セントルイス連邦準備銀行がETHとDeFiを調査
セントルイス連邦準備銀行は、独自に調査したレポート「分散型金融:ブロックチェーンおよびスマートコントラクトベースの金融市場について」を公開し、イーサリアムベースのDeFi(分散型金融)に注目していることが明らかになった。
今月5日に発表された「Decentralized Finance: On Blockchain- and Smart Contract-Based Financial Markets(分散型ファイナンス:ブロックチェーンベースおよびスマートコントラクトベースの金融市場について)」が公開されたことで、セントルイス連邦準備銀行(※1)が、イーサリアムベースのDeFi(分散型金融)に注目していることが分かった。
(※1)連邦準備銀行とは、市中銀行の監督と規制など、公開市場操作以外の連邦準備制度の業務を担っている。ドル紙幣の発行も行っており、米国内を12地区に分割し、各連邦準備銀行が担当地区のこれら業務を行っている。セントルイス連邦準備銀行は12分割された地域の一つである第8地区を担当している。
Decentralized finance may lead to a paradigm shift in the financial industry and a more robust, open, and transparent infrastructure #DeFi https://t.co/XJ5B5wVUZS pic.twitter.com/3yYT2ZQBva
— St. Louis Fed (@stlouisfed) February 9, 2021
同レポートには、スマートコントラクトのセキュリティ、スケーラビリティ、およびその他のリスク要因に関する警告が含まれているものの、それ以外ではイノベーションについて強気な姿勢が見て取れる。ブロックチェーンなどの分散型台帳テクノロジーを専門とするバーゼル大学教授のファビアン・シェア(Fabian Schär)氏はレポートの中で次のように述べている。
DeFiはエキサイティングな機会を提供し、真にオープンで透明性のある不変の金融インフラストラクチャーを作成する可能性を秘めています。
DeFiとは
DeFiとは、銀行や貸し手など、既存の金融仲介業者なしで提供される金融サービスを指す。例えば、DeFiアプリを使用すると、ユーザーはP2P(ピア・ツー・ピア)ベースでデジタル資産の賃借や取引ができる。イーサリアムは、ほとんどの分散型ファイナンスアプリケーションが構築されているブロックチェーンです。
DeFi Pulseより画像引用
DeFiは2020年に爆発的な普及に成功しており、昨年初めにDeFiプロトコルとプラットフォームに固定された価値は10億ドル未満であったが、DeFi Pulseによると、今日の時点で390億ドル、約4兆800億円を超えている。この急成長の背景には、分散型取引所UniswapのユーザーへのUNIガバナンストークンの空中投下など、主要イベントによって促進されたと考えられる。

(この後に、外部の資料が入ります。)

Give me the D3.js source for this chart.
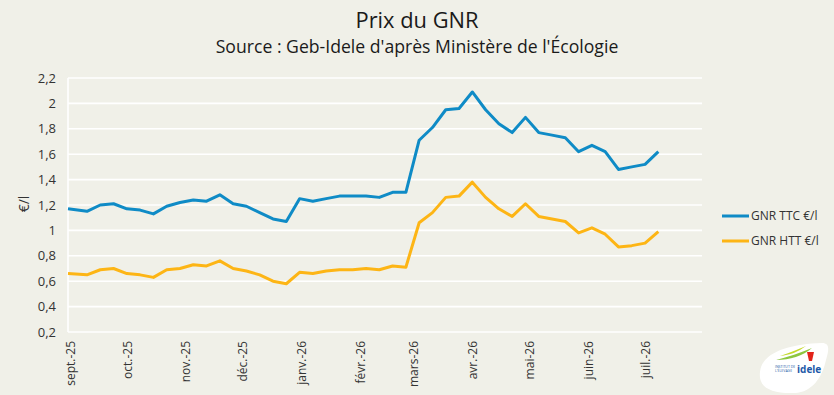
<!DOCTYPE html>
<html><head><meta charset="utf-8">
<script src="https://cdn.jsdelivr.net/npm/d3@7"></script>
<style>
html,body{margin:0;padding:0;background:#F0F0E8;}
svg{display:block;font-family:"Open Sans","Noto Sans",sans-serif;}
</style></head>
<body><svg id="c" width="834" height="395"></svg>
<script>
const dates = ["2025-09-01","2025-09-11","2025-09-18","2025-09-25","2025-10-02","2025-10-09","2025-10-16","2025-10-23","2025-10-30",
"2025-11-06","2025-11-13","2025-11-20","2025-11-27","2025-12-04","2025-12-11","2025-12-18","2025-12-25",
"2026-01-01","2026-01-08","2026-01-15","2026-01-22","2026-01-29","2026-02-05","2026-02-12","2026-02-19","2026-02-26",
"2026-03-05","2026-03-12","2026-03-19","2026-03-26","2026-04-02","2026-04-09","2026-04-16","2026-04-23","2026-04-30",
"2026-05-07","2026-05-14","2026-05-21","2026-05-28","2026-06-04","2026-06-11","2026-06-18","2026-06-25","2026-07-02","2026-07-09"];
const ttc = [1.17,1.15,1.20,1.21,1.17,1.16,1.13,1.19,1.22,1.24,1.23,1.28,1.21,1.19,1.14,1.09,1.07,1.25,1.23,1.25,
1.27,1.27,1.27,1.26,1.30,1.30,1.71,1.81,1.95,1.96,2.09,1.95,1.84,1.77,1.89,1.77,1.75,1.73,1.62,1.67,1.62,1.48,1.50,1.52,1.62];
const htt = [0.66,0.65,0.69,0.70,0.66,0.65,0.63,0.69,0.70,0.73,0.72,0.76,0.70,0.68,0.65,0.60,0.58,0.67,0.66,0.68,
0.69,0.69,0.70,0.69,0.72,0.71,1.06,1.14,1.26,1.27,1.38,1.26,1.17,1.11,1.21,1.11,1.09,1.07,0.98,1.02,0.97,0.87,0.88,0.90,0.99];
const seriesNames = ["GNR TTC €/l","GNR HTT €/l"];
const seriesColors = ["#0F8BC6","#FDB515"];
const yTicks = [0.2,0.4,0.6,0.8,1.0,1.2,1.4,1.6,1.8,2.0,2.2];
const monthTicks = ["2025-09-01","2025-10-01","2025-11-01","2025-12-01","2026-01-01","2026-02-01","2026-03-01","2026-04-01","2026-05-01","2026-06-01","2026-07-01"];
const monthLabels = ["sept.-25","oct.-25","nov.-25","déc.-25","janv.-26","févr.-26","mars-26","avr.-26","mai-26","juin-26","juil.-26"];
const title = "Prix du GNR";
const subtitle = "Source : Geb-Idele d'après Ministère de l'Écologie";
const yTitle = "€/l";

const svg = d3.select("#c");
const parse = d3.utcParse("%Y-%m-%d");
const L=68,R=702,T=78,B=332;
const x = d3.scaleUtc().domain([parse("2025-09-01"), parse("2026-08-01")]).range([L,R]);
const y = d3.scaleLinear().domain([0.2,2.2]).range([B,T]);
const fmt = v => d3.format(".1f")(v).replace(/\.0$/,"").replace(".",",");

svg.append("rect").attr("width",834).attr("height",395).attr("fill","#F0F0E8");

// titles
function fitText(sel, w){ const n=sel.node(); const cw=n.getComputedTextLength(); const fs=parseFloat(sel.attr("font-size")); sel.attr("font-size", fs*w/cw); }
const t1 = svg.append("text").attr("x",417).attr("y",28).attr("text-anchor","middle").attr("font-size",22).attr("fill","#1a1a1a").text(title);
fitText(t1,123);
const t2 = svg.append("text").attr("x",417).attr("y",53).attr("text-anchor","middle").attr("font-size",17).attr("fill","#1a1a1a").text(subtitle);
fitText(t2,403);

// grid
const g = svg.append("g");
g.selectAll("line.grid").data(yTicks).join("line")
  .attr("x1",L).attr("x2",R).attr("y1",d=>y(d)).attr("y2",d=>y(d))
  .attr("stroke","#FFFFFF").attr("stroke-width",1.6);
g.append("line").attr("x1",L).attr("x2",L).attr("y1",T).attr("y2",B).attr("stroke","#FFFFFF").attr("stroke-width",1.6);

// y axis
const ya = svg.append("g").attr("transform",`translate(${L},0)`)
  .call(d3.axisLeft(y).tickValues(yTicks).tickFormat(fmt).tickSize(0).tickPadding(12));
ya.select(".domain").remove();
ya.selectAll("text").attr("font-size",13).attr("fill","#333").attr("font-family","'Open Sans',sans-serif");

// x axis
const xa = svg.append("g").attr("transform",`translate(0,${B})`)
  .call(d3.axisBottom(x).tickValues(monthTicks.map(parse)).tickFormat((d,i)=>monthLabels[i]).tickSize(0));
xa.select(".domain").remove();
xa.selectAll("text").attr("font-size",12).attr("fill","#333").attr("font-family","'Open Sans',sans-serif")
  .attr("text-anchor","end").attr("transform","rotate(-90)").attr("x",-9).attr("y",2).attr("dy","0.35em");

svg.append("text").attr("transform","translate(29,204) rotate(-90)").attr("text-anchor","middle")
  .attr("font-size",14).attr("fill","#333").text(yTitle);

// lines
const series = [ttc, htt];
const line = d3.line().x((d,i)=>x(parse(dates[i]))).y(d=>y(d));
series.forEach((s,k)=>{
  svg.append("path").datum(s).attr("d",line).attr("fill","none")
    .attr("stroke",seriesColors[k]).attr("stroke-width",3).attr("stroke-linejoin","round");
});

// legend
const lg = svg.append("g");
seriesNames.forEach((n,k)=>{
  const yy = 216 + k*25;
  lg.append("line").attr("x1",722).attr("x2",749).attr("y1",yy).attr("y2",yy).attr("stroke",seriesColors[k]).attr("stroke-width",3);
  lg.append("text").attr("x",751).attr("y",yy).attr("dy","0.35em").attr("font-size",12).attr("fill","#333").text(n);
});

// logo
const logo = svg.append("g");
logo.append("path").attr("d","M760,372 C762,352 790,344 822,343 C830,343 829,350 826,360 C822,378 812,392 795,393 C772,394 758,388 760,372 Z").attr("fill","#FFFFFF");
logo.append("path").attr("d","M776,360 C788,357 800,353 812,348 C803,356 790,360 776,360 Z").attr("fill","#8DC63F");
logo.append("path").attr("d","M780,356 C790,353 798,349 806,346 C798,352 790,355 780,356 Z").attr("fill","#C5D92D");
logo.append("path").attr("d","M807,352 L814,352 L812,361 L809,361 Z").attr("fill","#E2231A");
logo.append("text").attr("x",797).attr("y",373).attr("font-size",10).attr("font-weight","bold").attr("fill","#1E5AA8").text("idele");
logo.append("text").attr("x",775).attr("y",368).attr("font-size",3.5).attr("fill","#1E5AA8").text("INSTITUT DE");
logo.append("text").attr("x",775).attr("y",372).attr("font-size",3.5).attr("fill","#1E5AA8").text("L'ÉLEVAGE");
</script></body></html>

DeFiが金融インフラストラクチャーに利益をもたらす可能性
米国の中央銀行システムを構成する12の地方銀行の1つであるセントルイス連銀のために執筆したシェア氏は、DeFiエコシステムが金融インフラストラクチャーに利益をもたらす可能性のある4つの方法、アクセス可能性、構成可能性、効率性、透明性について言及しました。
アクセシビリティーの観点から、シェア氏は、インフラストラクチャーの要件が比較的低く、IDがないために差別のリスクがほとんどないことを考えると、DeFiは金融サービスへのアクセスの競争の場を平準化できると考えている。エコノミストとして、シェア氏はプラットフォームの統計的透明性に着目しており、次のように語っている。
履歴や現データの可用性は、情報の多くが多数の独自のデータベースに散在しているか、まったく利用できない従来の金融システムに比べて大幅に改善されています。これは、金融災害が発生する前にそれを遮断するのに役立ちます。オープンな金融工学への前例のない関心と可能性の拡大を可能にします。
ただし、その最後の機会もリスクであり、依存関係の増加にもつながるとシェア氏は述べている。
DeFiは運用セキュリティ問題も浮上
DeFiには、運用上のセキュリティの問題もある。「分散型」プロジェクトが作成者に管理キーを提供するものの、このキーは常に安全に保管されるとは限らない。たとえそうであったとしても、プロジェクトから資金を吸い上げるために使用できる。昨年8月、流動性プロトコルRenが1億ドルの資産が単一のウォレットに保持されていることを明らかにした際に急浮上した懸念だが、チームは秘密鍵の詳細は隠されたままであると主張している。
スマートコントラクトも、イノベーションではあるが、それ自体がセキュリティリスクだと考えられ、シェア氏は次のように述べている。
コーディングエラーがある場合、これらのエラーは、攻撃者がスマートコントラクトの資金を使い果たしたり、混乱を引き起こしたり、プロトコルを使用できなくしたりする可能性のある脆弱性を生み出す可能性があります。